#### Aim
Output the full listing below exactly as it reads, and skip anything that is a picture.

++++++++++++++++++++

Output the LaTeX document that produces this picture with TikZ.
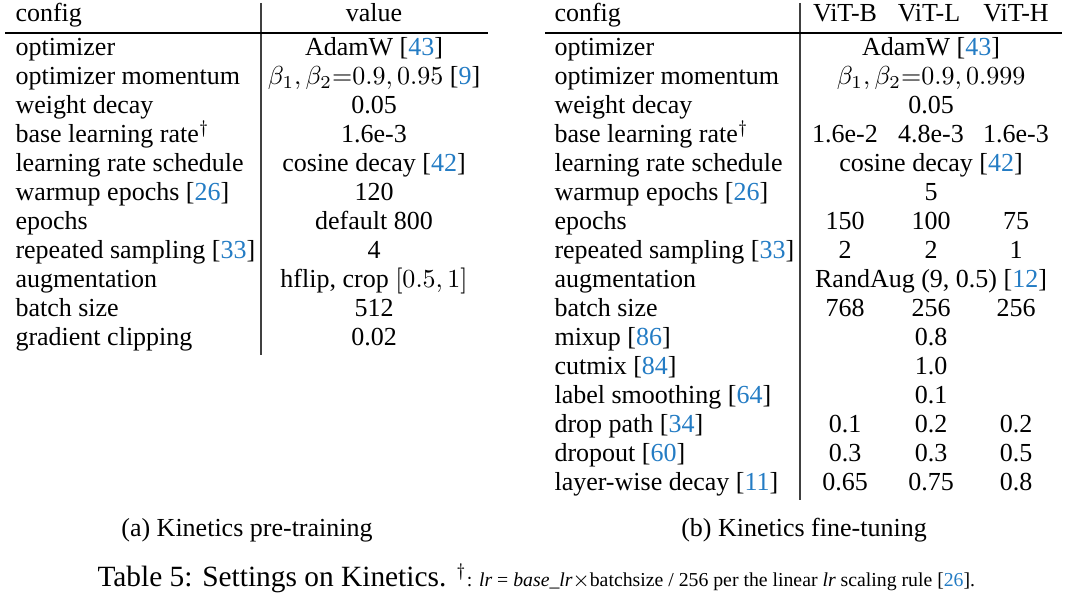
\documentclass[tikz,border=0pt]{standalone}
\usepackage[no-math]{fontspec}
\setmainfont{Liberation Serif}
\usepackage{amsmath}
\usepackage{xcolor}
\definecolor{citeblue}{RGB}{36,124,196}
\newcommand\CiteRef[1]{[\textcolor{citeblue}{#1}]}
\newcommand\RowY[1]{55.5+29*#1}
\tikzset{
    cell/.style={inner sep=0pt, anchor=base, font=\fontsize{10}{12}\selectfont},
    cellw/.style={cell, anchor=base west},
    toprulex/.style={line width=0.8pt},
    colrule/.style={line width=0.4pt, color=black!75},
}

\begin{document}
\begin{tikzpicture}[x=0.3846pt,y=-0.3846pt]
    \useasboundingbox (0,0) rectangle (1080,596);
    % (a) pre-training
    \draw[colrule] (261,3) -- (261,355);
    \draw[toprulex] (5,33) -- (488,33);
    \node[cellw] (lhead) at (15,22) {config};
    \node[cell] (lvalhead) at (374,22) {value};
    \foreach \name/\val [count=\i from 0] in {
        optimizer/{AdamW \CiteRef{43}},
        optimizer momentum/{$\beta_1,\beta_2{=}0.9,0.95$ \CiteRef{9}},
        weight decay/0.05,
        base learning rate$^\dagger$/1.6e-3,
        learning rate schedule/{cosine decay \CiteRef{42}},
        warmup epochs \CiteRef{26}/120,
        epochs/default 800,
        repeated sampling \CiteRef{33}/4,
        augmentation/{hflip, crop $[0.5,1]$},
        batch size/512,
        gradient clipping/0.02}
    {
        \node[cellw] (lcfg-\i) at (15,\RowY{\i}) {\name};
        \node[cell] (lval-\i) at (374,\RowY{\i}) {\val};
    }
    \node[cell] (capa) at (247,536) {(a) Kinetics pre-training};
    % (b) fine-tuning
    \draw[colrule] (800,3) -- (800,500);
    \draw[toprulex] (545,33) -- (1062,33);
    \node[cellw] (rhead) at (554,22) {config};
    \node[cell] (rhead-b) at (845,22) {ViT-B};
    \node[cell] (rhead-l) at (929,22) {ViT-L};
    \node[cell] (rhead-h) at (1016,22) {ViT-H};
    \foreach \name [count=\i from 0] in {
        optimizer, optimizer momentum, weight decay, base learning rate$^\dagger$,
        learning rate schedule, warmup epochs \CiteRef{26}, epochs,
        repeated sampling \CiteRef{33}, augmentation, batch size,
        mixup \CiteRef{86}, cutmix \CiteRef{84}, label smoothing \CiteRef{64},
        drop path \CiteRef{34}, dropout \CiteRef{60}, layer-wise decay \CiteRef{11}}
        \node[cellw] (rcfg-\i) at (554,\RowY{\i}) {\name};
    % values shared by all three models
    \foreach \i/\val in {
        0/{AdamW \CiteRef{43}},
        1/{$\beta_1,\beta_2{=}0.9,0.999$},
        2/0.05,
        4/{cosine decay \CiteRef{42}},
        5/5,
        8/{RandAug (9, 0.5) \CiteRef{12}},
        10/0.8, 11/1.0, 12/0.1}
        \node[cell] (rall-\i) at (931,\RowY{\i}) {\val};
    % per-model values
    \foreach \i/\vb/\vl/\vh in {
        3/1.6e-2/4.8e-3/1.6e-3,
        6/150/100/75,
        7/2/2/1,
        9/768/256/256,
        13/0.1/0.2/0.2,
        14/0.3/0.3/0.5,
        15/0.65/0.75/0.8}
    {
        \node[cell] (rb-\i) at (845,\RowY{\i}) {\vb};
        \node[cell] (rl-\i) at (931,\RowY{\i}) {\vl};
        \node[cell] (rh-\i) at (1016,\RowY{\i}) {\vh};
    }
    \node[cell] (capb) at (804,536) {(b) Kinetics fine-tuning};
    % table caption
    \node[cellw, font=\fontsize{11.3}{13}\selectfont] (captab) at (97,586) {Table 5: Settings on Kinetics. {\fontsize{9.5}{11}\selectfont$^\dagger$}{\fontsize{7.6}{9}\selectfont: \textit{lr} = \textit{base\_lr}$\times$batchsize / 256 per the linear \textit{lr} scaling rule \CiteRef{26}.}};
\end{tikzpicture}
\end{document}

++++++++++++++++++++

#### Response
Output the LaTeX document that produces this picture with TikZ.
\documentclass[tikz,border=0pt]{standalone}
\usepackage[no-math]{fontspec}
\setmainfont{Liberation Serif}
\usepackage{amsmath}
\usepackage{xcolor}
\definecolor{citeblue}{RGB}{36,124,196}
\newcommand\CiteRef[1]{[\textcolor{citeblue}{#1}]}
\newcommand\RowY[1]{55.5+29*#1}
\tikzset{
    cell/.style={inner sep=0pt, anchor=base, font=\fontsize{10}{12}\selectfont},
    cellw/.style={cell, anchor=base west},
    toprulex/.style={line width=0.8pt},
    colrule/.style={line width=0.4pt, color=black!75},
}

\begin{document}
\begin{tikzpicture}[x=0.3846pt,y=-0.3846pt]
    \useasboundingbox (0,0) rectangle (1080,596);
    % (a) pre-training
    \draw[colrule] (261,3) -- (261,355);
    \draw[toprulex] (5,33) -- (488,33);
    \node[cellw] (lhead) at (15,22) {config};
    \node[cell] (lvalhead) at (374,22) {value};
    \foreach \name/\val [count=\i from 0] in {
        optimizer/{AdamW \CiteRef{43}},
        optimizer momentum/{$\beta_1,\beta_2{=}0.9,0.95$ \CiteRef{9}},
        weight decay/0.05,
        base learning rate$^\dagger$/1.6e-3,
        learning rate schedule/{cosine decay \CiteRef{42}},
        warmup epochs \CiteRef{26}/120,
        epochs/default 800,
        repeated sampling \CiteRef{33}/4,
        augmentation/{hflip, crop $[0.5,1]$},
        batch size/512,
        gradient clipping/0.02}
    {
        \node[cellw] (lcfg-\i) at (15,\RowY{\i}) {\name};
        \node[cell] (lval-\i) at (374,\RowY{\i}) {\val};
    }
    \node[cell] (capa) at (247,536) {(a) Kinetics pre-training};
    % (b) fine-tuning
    \draw[colrule] (800,3) -- (800,500);
    \draw[toprulex] (545,33) -- (1062,33);
    \node[cellw] (rhead) at (554,22) {config};
    \node[cell] (rhead-b) at (845,22) {ViT-B};
    \node[cell] (rhead-l) at (929,22) {ViT-L};
    \node[cell] (rhead-h) at (1016,22) {ViT-H};
    \foreach \name [count=\i from 0] in {
        optimizer, optimizer momentum, weight decay, base learning rate$^\dagger$,
        learning rate schedule, warmup epochs \CiteRef{26}, epochs,
        repeated sampling \CiteRef{33}, augmentation, batch size,
        mixup \CiteRef{86}, cutmix \CiteRef{84}, label smoothing \CiteRef{64},
        drop path \CiteRef{34}, dropout \CiteRef{60}, layer-wise decay \CiteRef{11}}
        \node[cellw] (rcfg-\i) at (554,\RowY{\i}) {\name};
    % values shared by all three models
    \foreach \i/\val in {
        0/{AdamW \CiteRef{43}},
        1/{$\beta_1,\beta_2{=}0.9,0.999$},
        2/0.05,
        4/{cosine decay \CiteRef{42}},
        5/5,
        8/{RandAug (9, 0.5) \CiteRef{12}},
        10/0.8, 11/1.0, 12/0.1}
        \node[cell] (rall-\i) at (931,\RowY{\i}) {\val};
    % per-model values
    \foreach \i/\vb/\vl/\vh in {
        3/1.6e-2/4.8e-3/1.6e-3,
        6/150/100/75,
        7/2/2/1,
        9/768/256/256,
        13/0.1/0.2/0.2,
        14/0.3/0.3/0.5,
        15/0.65/0.75/0.8}
    {
        \node[cell] (rb-\i) at (845,\RowY{\i}) {\vb};
        \node[cell] (rl-\i) at (931,\RowY{\i}) {\vl};
        \node[cell] (rh-\i) at (1016,\RowY{\i}) {\vh};
    }
    \node[cell] (capb) at (804,536) {(b) Kinetics fine-tuning};
    % table caption
    \node[cellw, font=\fontsize{11.3}{13}\selectfont] (captab) at (97,586) {Table 5: Settings on Kinetics. {\fontsize{9.5}{11}\selectfont$^\dagger$}{\fontsize{7.6}{9}\selectfont: \textit{lr} = \textit{base\_lr}$\times$batchsize / 256 per the linear \textit{lr} scaling rule \CiteRef{26}.}};
\end{tikzpicture}
\end{document}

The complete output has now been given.